Note que esta afirmativa, bastante alvissareira, otimista e de muito bom ânimo, está contida em uma obra que foi publicada por Kardec em 1864, ou seja, cento e cinquenta e cinco anos atrás, e previu modificações nas relações sociais e uma nova era para a Humanidade. Notório é que tal circunstância está, ainda, longe de se materializar, sendo verificáveis, a olho nu, as condições ainda inóspitas e rudimentares nas relações humanas, sobretudo pela prática de atrocidades, crimes bárbaros e atos de barbárie e selvageria em praticamente todos os quadrantes do planeta. Não obstante, podem ser visualizadas, também, iniciativas nobres, atos de pacificação e alguns avanços em determinadas áreas sociais. Em outras palavras, utilizando-nos de jargão conhecido e, até, bastante comum no chamado “movimento espírita”, bem e mal convivem lado a lado nas rotinas do cotidiano planetário. Isto dentro da tradução genuinamente espírita de que “bem” e “mal” não existem de per si, mas devem ser encarados em termos dos resultados das ações e das omissões humanas, que podem ser positivos (benéficos) ou negativos (maléficos).

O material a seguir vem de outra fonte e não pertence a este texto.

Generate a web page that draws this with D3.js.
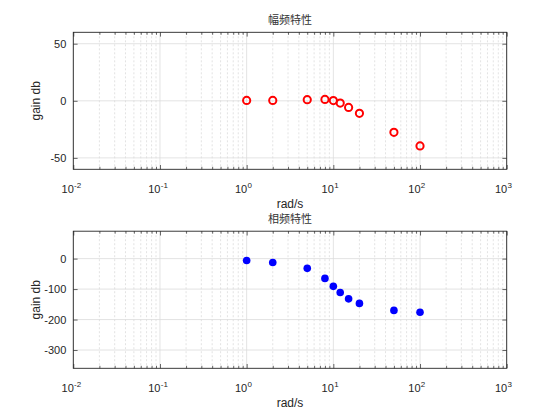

Mas, olhando para o Brasil e para o mundo, qualquer pessoa de bom senso, espírita sensato, estudioso, está decepcionado com o que tem feito os homens com a experiência encarnatória, o que nos posiciona bem distantes deste projeto contido em OESE
O que podemos dizer, então, e inclusive, dos próprios espíritas diante de tal diretriz…
O progresso é, de fato, uma Lei da Natureza – vide, a propósito, a terceira parte de “O livro dos espíritos”, onde estão consignadas as Dez Leis Morais (Espirituais) aplicáveis a todos os Espíritos, em todos os degraus evolutivos e em todos os mundos habitados – e segue seu curso, inexoravelmente. Em dois âmbitos o Progresso se verifica: no individual, a partir da conquista de valores espirituais que credenciam o Espírito a novas (e melhores) experiências, inclusive com a transmutação do habitat, deste para outro orbe; e, no coletivo, como o somatório dos avanços dos indivíduos, na construção de Sociedades mais ajustadas, em que a prática do bem e a justiça social já são realidade.
A proposta espiritista figura, deste modo, como uma bússola de orientação aos “navegantes” (encarnados) para a edificação de ambientes mais favoráveis, melhorando o planeta que nos serve de morada e, adiante, também fazendo progredir os outros, mais adiantados, em que estivermos sendo direcionados, como resultado de nossos próprios adiantamentos. O mapa já é de nosso conhecimento, conforme se depreende da explicação dada pelos Espíritos Superiores a Kardec, no tocante à constituição de cada um dos mundos habitados (as “muitas moradas na Casa do Pai”, na poesia de Yeshua), e figura em “O livro dos Espíritos”, parte primeira, Capítulo III, item 55 e seguintes. A embarcação é o envoltório físico que nos serve de morada e que vai se depurando à medida do próprio progresso espiritual. O capitão da nau é o Espírito, o ser inteligente da criação, que define as rotas e o momento de enfrentar as águas. Estas, por fim, são cada uma das experiências encarnatórias, no oceano da vida (existência físico-espiritual).